Written task: Scan the records below for lines with the word "Output", then state how many you find and nothing else.
■ ■ ■ ■
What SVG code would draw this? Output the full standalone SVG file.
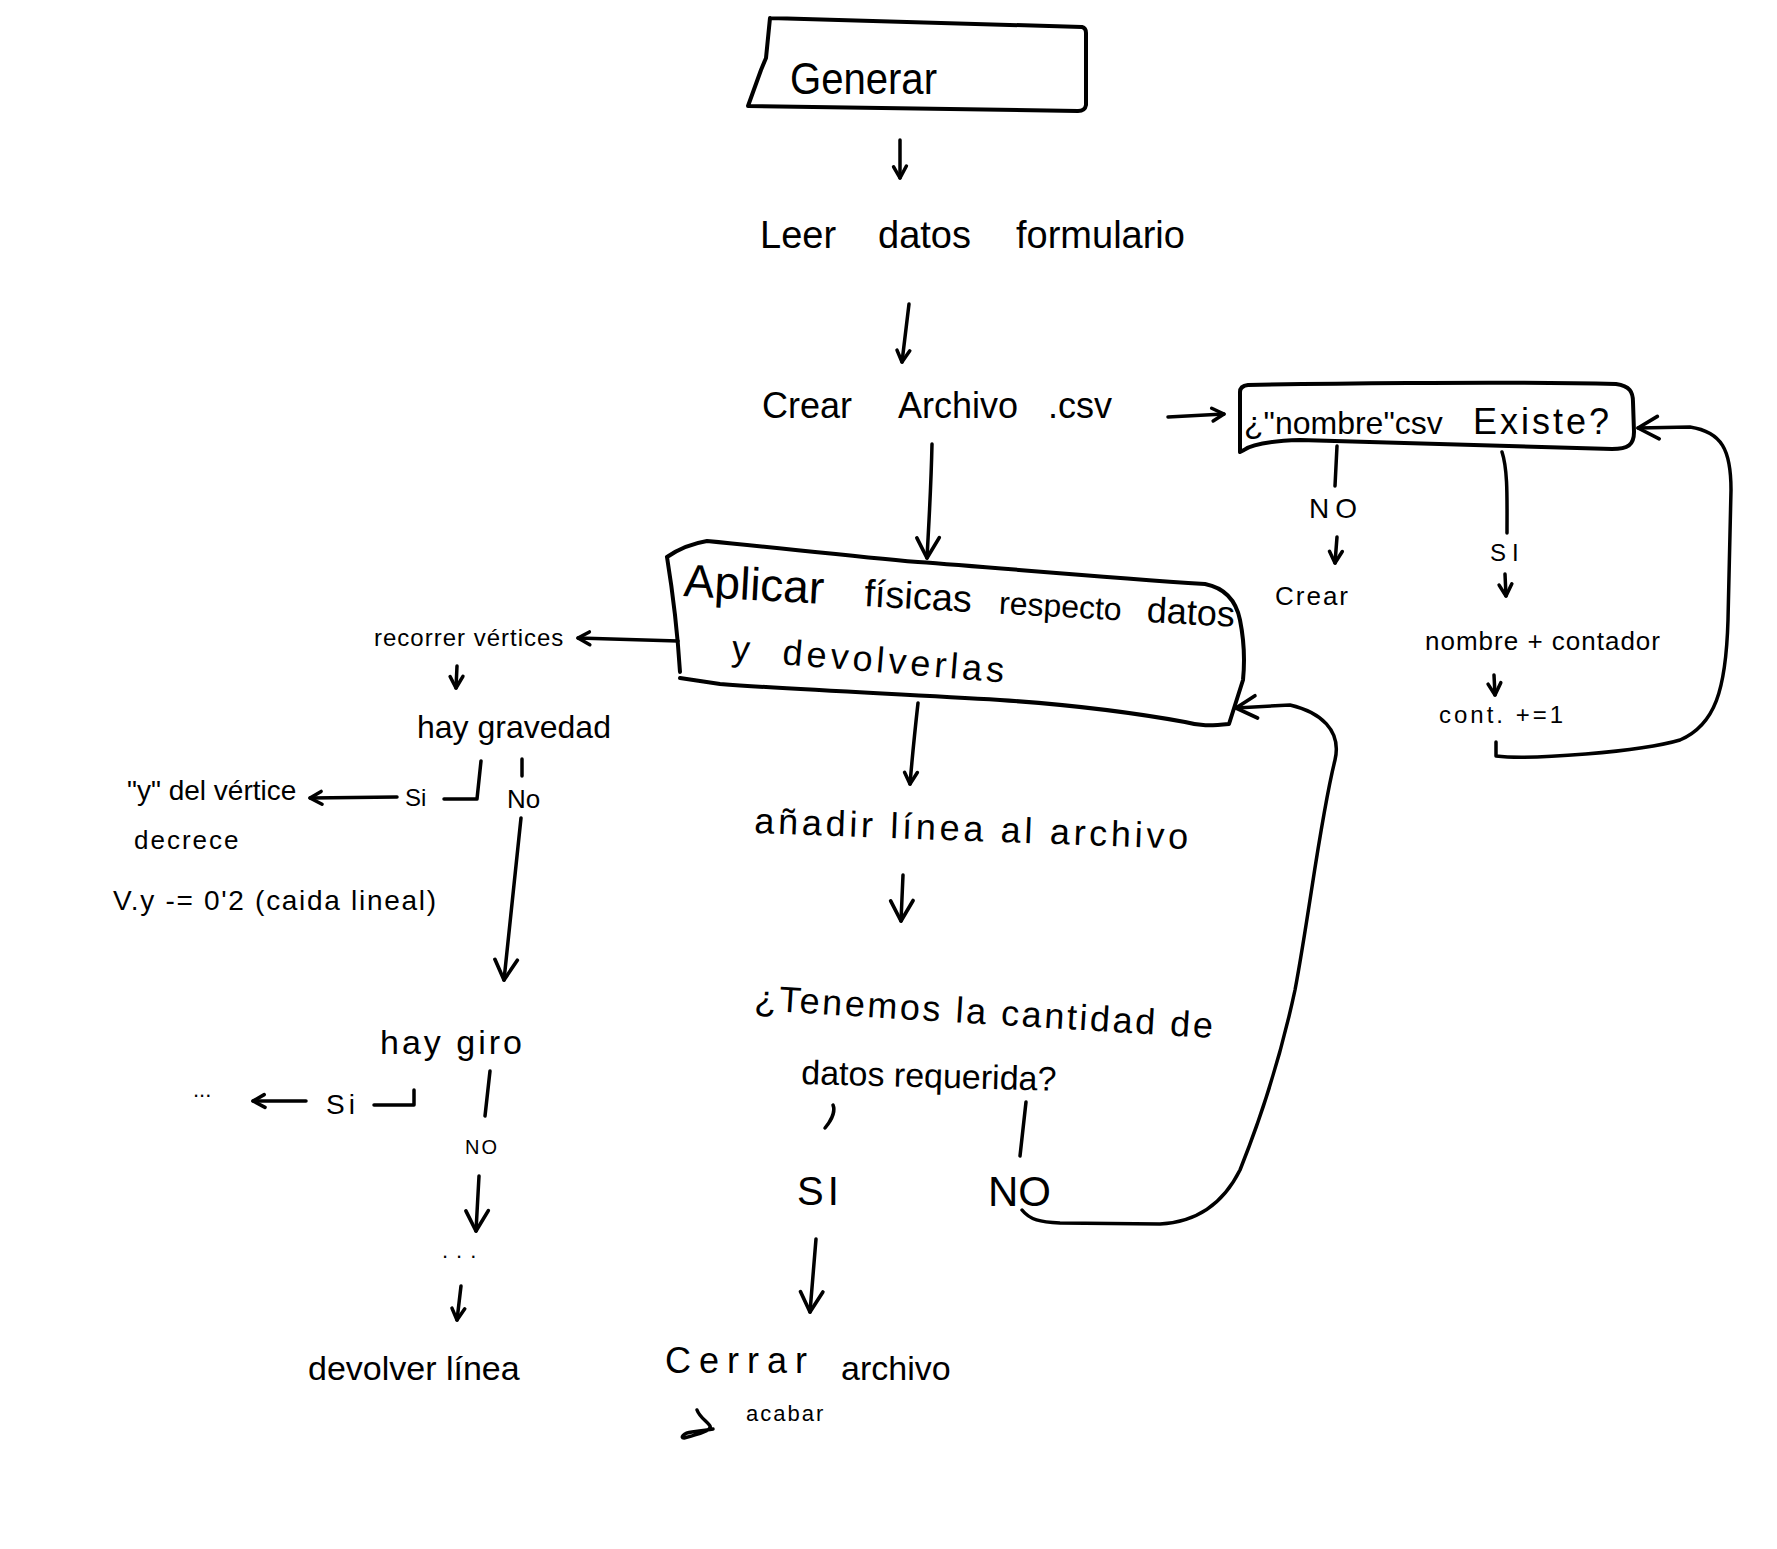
<svg xmlns="http://www.w3.org/2000/svg" width="1777" height="1549" viewBox="0 0 1777 1549">
  <style>
    .ln{fill:none;stroke:#000;stroke-width:3.5;stroke-linecap:round;stroke-linejoin:round}
    .box{fill:none;stroke:#000;stroke-width:4;stroke-linecap:round;stroke-linejoin:round}
    text{font-family:"Liberation Sans","DejaVu Sans",sans-serif;fill:#000}
  </style>
  <defs>
    <!-- open, hand-drawn style arrowheads -->
    <marker id="ah" viewBox="0 0 20 20" refX="18" refY="10" markerWidth="16" markerHeight="16" markerUnits="userSpaceOnUse" orient="auto" overflow="visible">
      <path d="M3,2 L18,10 L4,18" fill="none" stroke="#000" stroke-width="4.4" stroke-linecap="round" stroke-linejoin="round"/>
    </marker>
    <marker id="ahL" viewBox="0 0 20 20" refX="18" refY="10" markerWidth="28" markerHeight="28" markerUnits="userSpaceOnUse" orient="auto" overflow="visible">
      <path d="M3,2 L18,10 L4,18" fill="none" stroke="#000" stroke-width="2.6" stroke-linecap="round" stroke-linejoin="round"/>
    </marker>
  </defs>
  <rect width="1777" height="1549" fill="#fff"/>

  <!-- connectors -->
  <g id="connectors">
    <path class="ln" d="M900,140 L900,178" marker-end="url(#ah)"/>
    <path class="ln" d="M909,304 L902,362" marker-end="url(#ah)"/>
    <path class="ln" d="M932,444 C931,490 929,520 927,558" marker-end="url(#ahL)"/>
    <path class="ln" d="M1168,417 L1224,414" marker-end="url(#ah)"/>
    <path class="ln" d="M1337,446 L1335,486"/>
    <path class="ln" d="M1337,537 L1335,563" marker-end="url(#ah)"/>
    <path class="ln" d="M1502,452 C1508,470 1507,500 1507,533"/>
    <path class="ln" d="M1505,574 L1506,596" marker-end="url(#ah)"/>
    <path class="ln" d="M1494,675 L1495,695" marker-end="url(#ah)"/>
    <path class="ln" d="M1496,742 L1496,756 C1530,760 1640,752 1680,740 C1715,725 1726,690 1728,620 L1731,490 C1731,450 1722,432 1690,427 L1638,428" marker-end="url(#ahL)"/>
    <path class="ln" d="M678,641 L578,638" marker-end="url(#ah)"/>
    <path class="ln" d="M457,666 L456,688" marker-end="url(#ah)"/>
    <path class="ln" d="M481,761 L477,799 L444,799"/>
    <path class="ln" d="M397,797 L310,798" marker-end="url(#ah)"/>
    <path class="ln" d="M522,759 L522,776"/>
    <path class="ln" d="M521,818 L504,980" marker-end="url(#ahL)"/>
    <path class="ln" d="M414,1090 L414,1105 L374,1105"/>
    <path class="ln" d="M306,1101 L253,1101" marker-end="url(#ah)"/>
    <path class="ln" d="M490,1071 L485,1116"/>
    <path class="ln" d="M479,1176 L476,1231" marker-end="url(#ahL)"/>
    <path class="ln" d="M461,1286 L457,1320" marker-end="url(#ah)"/>
    <path class="ln" d="M918,703 C915,730 912,760 910,784" marker-end="url(#ah)"/>
    <path class="ln" d="M903,875 L901,921" marker-end="url(#ahL)"/>
    <path class="ln" d="M833,1105 C836,1112 830,1122 825,1128"/>
    <path class="ln" d="M1026,1102 L1020,1156"/>
    <path class="ln" d="M1022,1210 C1030,1220 1040,1222 1060,1223 L1160,1224 C1200,1222 1225,1200 1240,1170 C1260,1120 1280,1060 1295,990 C1310,910 1320,820 1335,760 C1342,730 1320,712 1290,705 L1236,708" marker-end="url(#ahL)"/>
    <path class="ln" d="M816,1239 L810,1312" marker-end="url(#ahL)"/>
  </g>

  <!-- start -->
  <g id="generar">
    <path class="box" d="M770,18 L1082,27 Q1086,28 1086,33 L1086,105 Q1085,111 1078,111 L748,106 L761,70 L766,58 L770,18"/>
    <text x="790" y="94" font-size="44" textLength="147" lengthAdjust="spacingAndGlyphs">Generar</text>
  </g>

  <g id="leer">
    <text y="248" font-size="38"><tspan x="760">Leer</tspan> <tspan x="878">datos</tspan> <tspan x="1016">formulario</tspan></text>
  </g>

  <g id="crear-archivo">
    <text y="418" font-size="36"><tspan x="762">Crear</tspan> <tspan x="898">Archivo</tspan> <tspan x="1048">.csv</tspan></text>
  </g>

  <g id="existe">
    <path class="box" d="M1240,392 Q1240,386 1248,385 C1300,384 1500,381 1616,384 C1630,386 1633,392 1633,402 L1634,432 C1634,445 1628,449 1612,449 L1300,440 C1270,441 1252,444 1244,450 L1240,452 L1240,392"/>
    <text y="434" font-size="32"><tspan x="1244">¿"nombre"csv</tspan> <tspan x="1473" font-size="36" letter-spacing="3">Existe?</tspan></text>
  </g>

  <g id="existe-no">
    <text x="1309" y="518" font-size="28" letter-spacing="6">NO</text>
  </g>
  <g id="crear-nuevo">
    <text x="1275" y="605" font-size="26" letter-spacing="2">Crear</text>
  </g>
  <g id="existe-si">
    <text x="1490" y="561" font-size="24" letter-spacing="6">SI</text>
  </g>
  <g id="nombre-contador">
    <text x="1425" y="650" font-size="26" letter-spacing="1">nombre + contador</text>
  </g>
  <g id="contador">
    <text x="1439" y="723" font-size="24" letter-spacing="3">cont. +=1</text>
  </g>

  <g id="aplicar">
    <path class="box" d="M667,557 C680,548 695,543 707,541 C780,548 850,556 918,562 C1000,568 1100,577 1205,584 C1225,588 1236,600 1240,620 C1244,640 1245,660 1243,680 L1229,724 C1210,726 1200,726 1185,722 C1130,712 1060,704 1000,700 C900,694 800,690 720,684 L680,678 M680,672 C678,640 674,600 667,557"/>
    <text y="596" font-size="38" transform="rotate(3.2 683 596)"><tspan x="683" font-size="46">Aplicar</tspan> <tspan x="864">físicas</tspan> <tspan x="999" font-size="32">respecto</tspan> <tspan x="1147" font-size="36">datos</tspan></text>
    <text y="660" font-size="36" transform="rotate(4.7 731 660)"><tspan x="731">y</tspan> <tspan x="782" letter-spacing="4">devolverlas</tspan></text>
  </g>

  <g id="recorrer">
    <text x="374" y="646" font-size="24" letter-spacing="1">recorrer vértices</text>
  </g>
  <g id="gravedad">
    <text x="417" y="738" font-size="32">hay gravedad</text>
  </g>
  <g id="gravedad-si">
    <text x="405" y="806" font-size="24">Si</text>
  </g>
  <g id="gravedad-no">
    <text x="507" y="808" font-size="26">No</text>
  </g>
  <g id="decrece">
    <text x="127" y="800" font-size="28">"y" del vértice</text>
    <text x="134" y="849" font-size="26" letter-spacing="2">decrece</text>
    <text x="113" y="910" font-size="28" textLength="323" lengthAdjust="spacing">V.y -= 0'2 (caida lineal)</text>
  </g>
  <g id="giro">
    <text x="380" y="1054" font-size="34" letter-spacing="3">hay giro</text>
  </g>
  <g id="giro-si">
    <text x="326" y="1114" font-size="28" letter-spacing="4">Si</text>
  </g>
  <g id="giro-si-sigue">
    <text x="193" y="1097" font-size="22">...</text>
  </g>
  <g id="giro-no">
    <text x="465" y="1154" font-size="20" letter-spacing="2">NO</text>
  </g>
  <g id="sigue">
    <text x="442" y="1258" font-size="22" letter-spacing="8">...</text>
  </g>
  <g id="devolver">
    <text x="308" y="1380" font-size="34">devolver línea</text>
  </g>

  <g id="anadir">
    <text x="754" y="833" font-size="36" textLength="434" lengthAdjust="spacing" transform="rotate(2.1 754 833)">añadir línea al archivo</text>
  </g>

  <g id="tenemos">
    <text x="754" y="1010" font-size="36" textLength="459" lengthAdjust="spacing" transform="rotate(3.5 754 1010)">¿Tenemos la cantidad de</text>
    <text x="801" y="1084" font-size="34" transform="rotate(1.5 801 1084)">datos requerida?</text>
  </g>
  <g id="tenemos-si">
    <text x="797" y="1205" font-size="40" letter-spacing="4">SI</text>
  </g>
  <g id="tenemos-no">
    <text x="988" y="1206" font-size="42">NO</text>
  </g>

  <g id="cerrar">
    <text y="1373" font-size="36"><tspan x="665" letter-spacing="8">Cerrar</tspan> <tspan x="841" y="1380" font-size="34">archivo</tspan></text>
    <path class="ln" d="M697,1410 C700,1418 708,1422 710,1426 C712,1430 700,1434 684,1438 C680,1438 683,1433 692,1432 C700,1431 708,1430 713,1429"/>
    <text x="746" y="1421" font-size="22" letter-spacing="2">acabar</text>
  </g>
</svg>
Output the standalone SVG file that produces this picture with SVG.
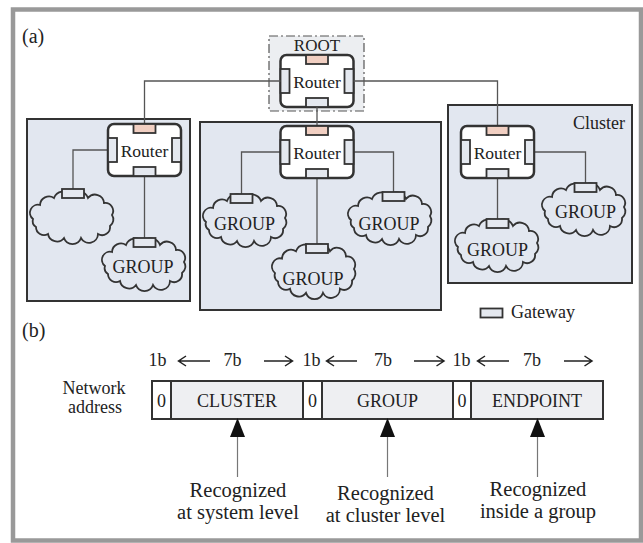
<svg xmlns="http://www.w3.org/2000/svg" xmlns:xlink="http://www.w3.org/1999/xlink" width="643" height="543" viewBox="0 0 643 543">
<style>
.t{font-family:"Liberation Serif","Times New Roman",serif;font-size:18px;fill:#222;text-anchor:middle}
.rtxt{font-size:17.5px}
.lab{font-size:20.5px}
.cl{fill:#e2e7f0;stroke:#333;stroke-width:2}
.rt{fill:#fff;stroke:#333;stroke-width:2.5}
.gw{fill:#e4e8ef;stroke:#333;stroke-width:1.8}
.gp{fill:#f1cfc2;stroke:#333;stroke-width:1.8}
.cloud{fill:#e2e7f0;stroke:#333;stroke-width:1.8}
.ln{fill:none;stroke:#555;stroke-width:1.3}
.ar{fill:none;stroke:#222;stroke-width:1.5}
.cell{fill:#eeeff2;stroke:#333;stroke-width:2}
.zero{fill:#fff;stroke:#333;stroke-width:2}
</style>
<defs>
<g id="rtr">
<rect class="rt" x="0" y="0" width="73" height="52" rx="6"/>
<rect class="gp" x="25.5" y="0" width="22" height="9"/>
<rect class="gw" x="25.5" y="43" width="22" height="9"/>
<rect class="gw" x="0" y="14" width="9" height="24"/>
<rect class="gw" x="64" y="14" width="9" height="24"/>
</g>
<path id="cloudp" class="cloud" d="M 5,28 A 8,8 0 0 1 12,14 A 9,9 0 0 1 26,7 A 10,10 0 0 1 43,4 A 10,10 0 0 1 60,7 A 9,9 0 0 1 76,12 A 8,8 0 0 1 84,24 A 8,8 0 0 1 82,35 A 8,8 0 0 1 70,43 A 9,9 0 0 1 53,47 A 9,9 0 0 1 36,47 A 9,9 0 0 1 20,43 A 8,8 0 0 1 8,36 A 7,7 0 0 1 5,28 Z"/>
</defs>
<rect x="0" y="0" width="643" height="543" fill="#fff"/>
<rect id="frame" x="13" y="9.5" width="628" height="531" fill="none" stroke="#999" stroke-width="4.5"/>
<text class="t" x="22" y="43" style="text-anchor:start;font-size:20px">(a)</text>

<g id="cluster1">
<rect class="cl" x="27" y="119" width="163" height="182"/>
</g>
<g id="cluster2">
<rect class="cl" x="200" y="122" width="241" height="188"/>
</g>
<g id="cluster3">
<rect class="cl" x="448" y="105" width="184" height="178"/>
<text class="t" x="625" y="129" style="text-anchor:end">Cluster</text>
</g>

<g id="root">
<rect x="269" y="36" width="95" height="75" fill="#eceef1" stroke="#555" stroke-width="1.2" stroke-dasharray="9,3,2,3"/>
<text class="t" x="317" y="51" style="font-size:17px">ROOT</text>
<use xlink:href="#rtr" href="#rtr" transform="translate(280.5,55)"/>
<text class="t rtxt" x="317" y="88">Router</text>
</g>

<g id="connectors">
<path class="ln" d="M 280.5,81 H 144.5 V 124"/>
<path class="ln" d="M 353.5,81 H 497.5 V 126"/>
<path class="ln" d="M 317,107 V 126"/>
<path class="ln" d="M 108,150 H 73 V 189"/>
<path class="ln" d="M 144.5,176 V 238"/>
<path class="ln" d="M 280.5,152 H 241.5 V 194"/>
<path class="ln" d="M 353.5,152 H 393.5 V 192"/>
<path class="ln" d="M 317,178 V 244"/>
<path class="ln" d="M 534,152 H 585.5 V 183"/>
<path class="ln" d="M 497.5,178 V 219"/>
</g>

<g id="router1">
<use xlink:href="#rtr" href="#rtr" transform="translate(108,124)"/>
<text class="t rtxt" x="144.5" y="157">Router</text>
</g>
<g id="router2">
<use xlink:href="#rtr" href="#rtr" transform="translate(280.5,126)"/>
<text class="t rtxt" x="317" y="159">Router</text>
</g>
<g id="router3">
<use xlink:href="#rtr" href="#rtr" transform="translate(461,126)"/>
<text class="t rtxt" x="497.5" y="159">Router</text>
</g>

<g id="cloud1a">
<use xlink:href="#cloudp" href="#cloudp" transform="translate(28,191)"/>
<rect class="gw" x="62" y="189" width="22" height="9"/>
</g>
<g id="cloud1b">
<use xlink:href="#cloudp" href="#cloudp" transform="translate(100,238)"/>
<rect class="gw" x="133.5" y="238" width="22" height="9"/>
<text class="t" x="143" y="273">GROUP</text>
</g>
<g id="cloud2l">
<use xlink:href="#cloudp" href="#cloudp" transform="translate(201,194)"/>
<rect class="gw" x="230.5" y="194" width="22" height="9"/>
<text class="t" x="244.5" y="230">GROUP</text>
</g>
<g id="cloud2r">
<use xlink:href="#cloudp" href="#cloudp" transform="translate(346,192)"/>
<rect class="gw" x="382.5" y="192" width="22" height="9"/>
<text class="t" x="389" y="230">GROUP</text>
</g>
<g id="cloud2m">
<use xlink:href="#cloudp" href="#cloudp" transform="translate(270,244) scale(1,1.04)"/>
<rect class="gw" x="306" y="244" width="22" height="9"/>
<text class="t" x="313" y="285">GROUP</text>
</g>
<g id="cloud3r">
<use xlink:href="#cloudp" href="#cloudp" transform="translate(540,183)"/>
<rect class="gw" x="574.5" y="183" width="22" height="9"/>
<text class="t" x="585.5" y="218">GROUP</text>
</g>
<g id="cloud3b">
<use xlink:href="#cloudp" href="#cloudp" transform="translate(453,219)"/>
<rect class="gw" x="486.5" y="219" width="22" height="9"/>
<text class="t" x="497.5" y="256">GROUP</text>
</g>

<g id="legend">
<rect class="gw" x="480.5" y="308.5" width="22" height="9"/>
<text class="t" x="511" y="318" style="text-anchor:start">Gateway</text>
</g>

<text class="t" x="22" y="337" style="text-anchor:start;font-size:20px">(b)</text>

<g id="bits">
<text class="t" x="157.5" y="366">1b</text>
<text class="t" x="232.5" y="366">7b</text>
<text class="t" x="311.5" y="366">1b</text>
<text class="t" x="383" y="366">7b</text>
<text class="t" x="461.5" y="366">1b</text>
<text class="t" x="532" y="366">7b</text>
<path class="ar" d="M 210,361 H 178.5 M 186,356 L 178.5,361 L 186,366"/>
<path class="ar" d="M 264,361 H 292.5 M 285,356 L 292.5,361 L 285,366"/>
<path class="ar" d="M 357,361 H 326.5 M 334,356 L 326.5,361 L 334,366"/>
<path class="ar" d="M 414,361 H 444 M 436.5,356 L 444,361 L 436.5,366"/>
<path class="ar" d="M 509,361 H 477.5 M 485,356 L 477.5,361 L 485,366"/>
<path class="ar" d="M 564,361 H 592 M 584.5,356 L 592,361 L 584.5,366"/>
</g>

<g id="address">
<text class="t" x="94" y="394">Network</text>
<text class="t" x="95" y="413">address</text>
<rect class="zero" x="152" y="381" width="19" height="38"/>
<rect class="cell" x="171" y="381" width="132" height="38"/>
<rect class="zero" x="303" y="381" width="19" height="38"/>
<rect class="cell" x="322" y="381" width="131" height="38"/>
<rect class="zero" x="453" y="381" width="18" height="38"/>
<rect class="cell" x="471" y="381" width="132" height="38"/>
<text class="t" x="161.5" y="406.5">0</text>
<text class="t" x="237" y="406.5">CLUSTER</text>
<text class="t" x="312.5" y="406.5">0</text>
<text class="t" x="387.5" y="406.5">GROUP</text>
<text class="t" x="462" y="406.5">0</text>
<text class="t" x="537" y="406.5">ENDPOINT</text>
</g>

<g id="pointers">
<polygon points="237.5,418 230,437 245,437" fill="#111"/>
<line x1="237.5" y1="437" x2="237.5" y2="477" stroke="#777" stroke-width="1.2"/>
<polygon points="387.5,418 380,437 395,437" fill="#111"/>
<line x1="387.5" y1="437" x2="387.5" y2="477" stroke="#777" stroke-width="1.2"/>
<polygon points="537.5,418 530,437 545,437" fill="#111"/>
<line x1="537.5" y1="437" x2="537.5" y2="477" stroke="#777" stroke-width="1.2"/>
<text class="t lab" x="238" y="497">Recognized</text>
<text class="t lab" x="238" y="519">at system level</text>
<text class="t lab" x="385.5" y="500">Recognized</text>
<text class="t lab" x="385.5" y="522">at cluster level</text>
<text class="t lab" x="538" y="496">Recognized</text>
<text class="t lab" x="538" y="518">inside a group</text>
</g>
</svg>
■ ■ ■ ■
Solved problem: 2